Business Model

How Horizon Protocol generates fees

For any project to achieve long-term sustainability, it must establish a viable business model that generates fees, often referred to as "Real Yields." This means that the project's fee generation comes from sources other than inflation.

Horizon Protocol has been designed to ensure its sustainability. The initial inflation via tokenomics will provide the necessary resources for the project to grow. As it matures, Horizon Protocol shifts its focus towards generating fees through protocol usage, reducing its dependence on token inflation.

All fees collected by Horizon Protocol are distributed among HZN token holders who actively participate in staking. These fees encompass various sources:

  • Spot Exchange Fees

  • Futures Exchange Fees

  • Interests via zAsset Loans

  • Wrap/Unwrap Fees for Token Wrappers

Spot Exchange Fees

A percentage of each trade on Horizon Protocol’s Spot market generates fees that go to the project's stakers.

Trading fees vary based on the price variance threshold of each zAsset and the market's volatility.

Futures Exchange Fees

A percentage of each trade on the Horizon Futures Exchange generates fees that go to the project's stakers.

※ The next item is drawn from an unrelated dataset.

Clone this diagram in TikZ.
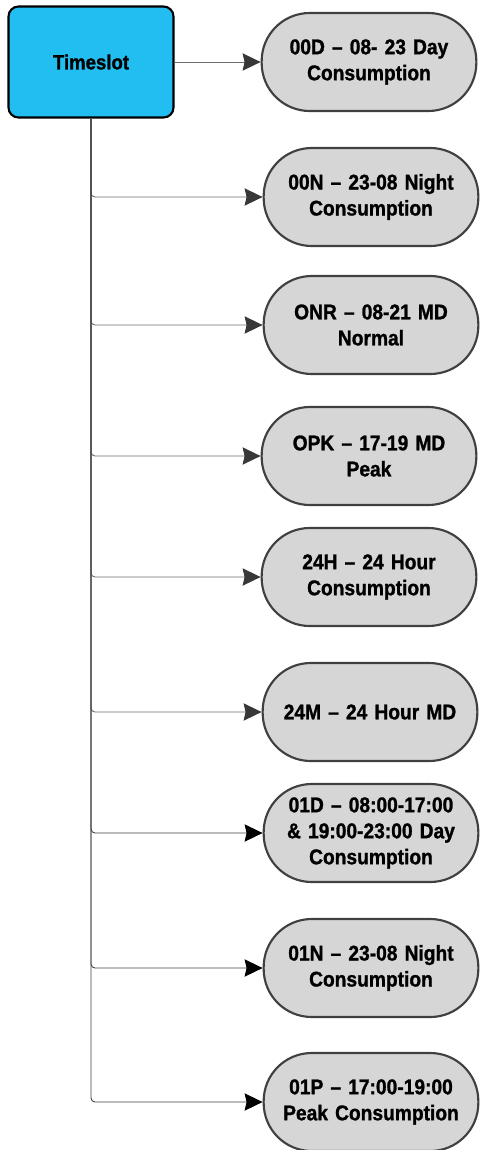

Interests via zAsset Loans

In the future, Horizon Protocol will introduce zAsset loans, generating additional revenue through interest. All zAsset loans, including collateralized shorts, will incur interest payments to Horizon Protocol, operating similarly to traditional loans.

Wrap/Unwrap Fees for Token Wrappers

Horizon Protocol is expanding collateral options within the protocol. Currently, the primary collateral is zUSD, minted through HZN staking. In the future, users will be able to wrap other tokens into zAssets. Wrapping and unwrapping token wrappers will incur a small fee, generating revenue for protocol stakers.